From now on, the number of people allowed to dive in Silfra fissure, Þingvellir National Park, will only be a fraction of what it used to be, following a fatal accident there on Friday, last week, RÚV reports. Tourists allowed to dive there could drop in number by 70 percent, according to spokesmen for the two companies selling access to the site. Silfra was closed following Friday’s accident, but reopened today.
An American male in his sixties died after snorkeling in the fissure on Friday. He was brought to shore unconscious and transported by helicopter to hospital, where he was pronounced dead. A month ago, another American male in his sixties lost his life there, snorkeling.

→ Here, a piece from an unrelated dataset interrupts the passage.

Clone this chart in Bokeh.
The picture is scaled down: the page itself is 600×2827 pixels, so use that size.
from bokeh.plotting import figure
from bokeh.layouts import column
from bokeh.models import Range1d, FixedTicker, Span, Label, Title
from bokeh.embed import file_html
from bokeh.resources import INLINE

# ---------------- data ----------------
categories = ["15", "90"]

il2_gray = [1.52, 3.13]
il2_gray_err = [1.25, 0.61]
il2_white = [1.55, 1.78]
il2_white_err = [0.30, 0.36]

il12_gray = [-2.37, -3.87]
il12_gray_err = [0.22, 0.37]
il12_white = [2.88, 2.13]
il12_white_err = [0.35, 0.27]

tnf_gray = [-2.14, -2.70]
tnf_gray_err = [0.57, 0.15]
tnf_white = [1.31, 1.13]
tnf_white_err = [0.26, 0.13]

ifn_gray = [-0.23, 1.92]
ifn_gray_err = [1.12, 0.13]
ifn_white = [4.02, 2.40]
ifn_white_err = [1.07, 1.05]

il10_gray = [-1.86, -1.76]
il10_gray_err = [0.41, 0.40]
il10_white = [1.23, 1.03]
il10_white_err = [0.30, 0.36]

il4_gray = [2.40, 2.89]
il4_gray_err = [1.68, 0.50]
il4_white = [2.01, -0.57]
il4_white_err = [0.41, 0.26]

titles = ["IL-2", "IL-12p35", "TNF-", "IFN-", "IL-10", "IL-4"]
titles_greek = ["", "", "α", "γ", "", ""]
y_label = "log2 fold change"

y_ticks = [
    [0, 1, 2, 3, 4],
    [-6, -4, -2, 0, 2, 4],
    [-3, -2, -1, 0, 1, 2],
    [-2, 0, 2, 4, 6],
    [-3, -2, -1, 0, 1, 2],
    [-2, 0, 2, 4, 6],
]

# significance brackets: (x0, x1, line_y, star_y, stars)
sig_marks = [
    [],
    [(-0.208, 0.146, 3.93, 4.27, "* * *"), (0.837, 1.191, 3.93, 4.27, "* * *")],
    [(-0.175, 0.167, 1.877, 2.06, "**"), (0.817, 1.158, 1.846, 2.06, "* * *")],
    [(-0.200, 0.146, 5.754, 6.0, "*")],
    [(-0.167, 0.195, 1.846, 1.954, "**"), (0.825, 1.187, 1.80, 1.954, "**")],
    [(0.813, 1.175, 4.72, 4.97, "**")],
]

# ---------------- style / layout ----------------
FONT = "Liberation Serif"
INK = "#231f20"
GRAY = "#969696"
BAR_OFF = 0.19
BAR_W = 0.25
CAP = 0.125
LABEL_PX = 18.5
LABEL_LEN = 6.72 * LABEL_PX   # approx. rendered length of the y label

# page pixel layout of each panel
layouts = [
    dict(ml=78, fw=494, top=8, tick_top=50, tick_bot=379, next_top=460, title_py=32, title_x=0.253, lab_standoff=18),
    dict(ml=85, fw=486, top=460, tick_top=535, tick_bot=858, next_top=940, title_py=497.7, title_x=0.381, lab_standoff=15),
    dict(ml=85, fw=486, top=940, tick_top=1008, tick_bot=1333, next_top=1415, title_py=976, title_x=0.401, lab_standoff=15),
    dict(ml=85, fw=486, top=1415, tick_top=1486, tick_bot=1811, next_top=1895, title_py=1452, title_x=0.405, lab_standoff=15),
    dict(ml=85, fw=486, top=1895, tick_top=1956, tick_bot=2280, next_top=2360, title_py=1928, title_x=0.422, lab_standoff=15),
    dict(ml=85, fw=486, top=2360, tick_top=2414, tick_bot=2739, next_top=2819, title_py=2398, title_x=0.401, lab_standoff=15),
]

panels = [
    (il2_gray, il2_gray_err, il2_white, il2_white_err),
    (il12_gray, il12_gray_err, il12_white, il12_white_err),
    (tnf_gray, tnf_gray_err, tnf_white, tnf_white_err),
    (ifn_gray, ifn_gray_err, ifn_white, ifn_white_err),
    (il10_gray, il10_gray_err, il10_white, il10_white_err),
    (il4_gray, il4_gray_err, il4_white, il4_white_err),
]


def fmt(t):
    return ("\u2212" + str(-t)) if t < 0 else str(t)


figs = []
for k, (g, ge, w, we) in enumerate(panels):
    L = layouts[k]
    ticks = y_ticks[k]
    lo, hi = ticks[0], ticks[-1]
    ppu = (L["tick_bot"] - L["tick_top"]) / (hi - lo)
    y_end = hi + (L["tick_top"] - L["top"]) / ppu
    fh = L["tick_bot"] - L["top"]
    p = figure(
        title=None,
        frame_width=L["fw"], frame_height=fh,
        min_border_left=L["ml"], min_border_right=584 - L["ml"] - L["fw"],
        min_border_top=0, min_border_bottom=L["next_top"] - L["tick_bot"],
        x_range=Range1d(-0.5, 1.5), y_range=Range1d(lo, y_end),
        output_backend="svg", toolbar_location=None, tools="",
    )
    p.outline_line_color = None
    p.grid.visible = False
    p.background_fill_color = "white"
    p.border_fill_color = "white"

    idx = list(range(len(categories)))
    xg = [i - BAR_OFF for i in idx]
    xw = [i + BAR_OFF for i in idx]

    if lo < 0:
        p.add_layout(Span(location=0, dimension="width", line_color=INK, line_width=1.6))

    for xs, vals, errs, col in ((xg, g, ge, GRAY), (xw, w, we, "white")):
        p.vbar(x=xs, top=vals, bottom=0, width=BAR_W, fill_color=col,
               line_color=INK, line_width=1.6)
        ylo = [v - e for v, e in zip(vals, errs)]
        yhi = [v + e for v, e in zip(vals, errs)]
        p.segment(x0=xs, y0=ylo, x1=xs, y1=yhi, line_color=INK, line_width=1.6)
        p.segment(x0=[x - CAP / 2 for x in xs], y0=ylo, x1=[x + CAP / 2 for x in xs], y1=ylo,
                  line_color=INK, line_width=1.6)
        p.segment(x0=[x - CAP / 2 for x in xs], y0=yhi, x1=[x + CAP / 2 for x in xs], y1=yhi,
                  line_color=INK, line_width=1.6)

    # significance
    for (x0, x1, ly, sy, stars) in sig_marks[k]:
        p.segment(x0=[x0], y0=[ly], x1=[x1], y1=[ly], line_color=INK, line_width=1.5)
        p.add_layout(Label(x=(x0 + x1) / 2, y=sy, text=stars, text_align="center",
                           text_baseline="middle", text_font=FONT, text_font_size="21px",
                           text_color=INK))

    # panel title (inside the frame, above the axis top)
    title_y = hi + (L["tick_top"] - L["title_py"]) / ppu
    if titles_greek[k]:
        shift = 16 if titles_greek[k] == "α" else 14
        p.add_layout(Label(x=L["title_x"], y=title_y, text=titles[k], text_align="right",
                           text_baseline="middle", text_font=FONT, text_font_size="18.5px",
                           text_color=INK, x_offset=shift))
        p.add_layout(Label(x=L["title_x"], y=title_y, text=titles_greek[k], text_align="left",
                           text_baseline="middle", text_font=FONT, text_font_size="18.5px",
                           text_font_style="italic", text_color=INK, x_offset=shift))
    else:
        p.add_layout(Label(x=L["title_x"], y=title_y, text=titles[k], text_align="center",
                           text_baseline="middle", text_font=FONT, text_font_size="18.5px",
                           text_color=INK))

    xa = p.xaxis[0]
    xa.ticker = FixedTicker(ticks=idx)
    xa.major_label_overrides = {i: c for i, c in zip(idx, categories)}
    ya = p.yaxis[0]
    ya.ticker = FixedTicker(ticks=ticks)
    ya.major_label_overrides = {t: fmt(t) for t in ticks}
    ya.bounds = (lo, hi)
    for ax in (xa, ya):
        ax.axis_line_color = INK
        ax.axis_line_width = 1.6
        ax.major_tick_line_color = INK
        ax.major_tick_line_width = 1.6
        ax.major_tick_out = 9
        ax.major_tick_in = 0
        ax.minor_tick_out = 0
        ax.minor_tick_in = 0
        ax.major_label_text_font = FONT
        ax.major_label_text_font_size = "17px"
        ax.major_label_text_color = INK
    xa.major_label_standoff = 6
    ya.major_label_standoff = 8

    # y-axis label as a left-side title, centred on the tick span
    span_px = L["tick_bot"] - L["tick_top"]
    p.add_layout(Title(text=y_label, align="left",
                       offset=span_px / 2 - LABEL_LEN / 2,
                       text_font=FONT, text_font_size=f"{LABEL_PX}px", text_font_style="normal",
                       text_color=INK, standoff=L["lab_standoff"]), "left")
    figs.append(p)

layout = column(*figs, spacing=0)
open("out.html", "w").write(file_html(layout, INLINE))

At least ten diving accidents have occurred in Silfra in the past seven years, including five fatalities.
New and stricter rules have been adopted regarding diving at the site. Those planning to dive will have to have a so-called dry suit certification, and the number of people assigned to a guide will be reduced from four to three. Those who do not hold a dry suit certification will be offered to go snorkeling instead of diving.
Wet suits will be forbidden. Each guide for those planning to snorkel will be assigned a group of no more than six, instead of eight, people.
Everyone visiting Silfra will be required to fill out and sign a form, detailing health conditions and swimming ability. Those unable to swim or suffering from health problems, physical or mental, will be barred access. The companies operating in Silfra will be responsible for following the rules. Penalties for violation of the rules and methods of monitoring are still being determined.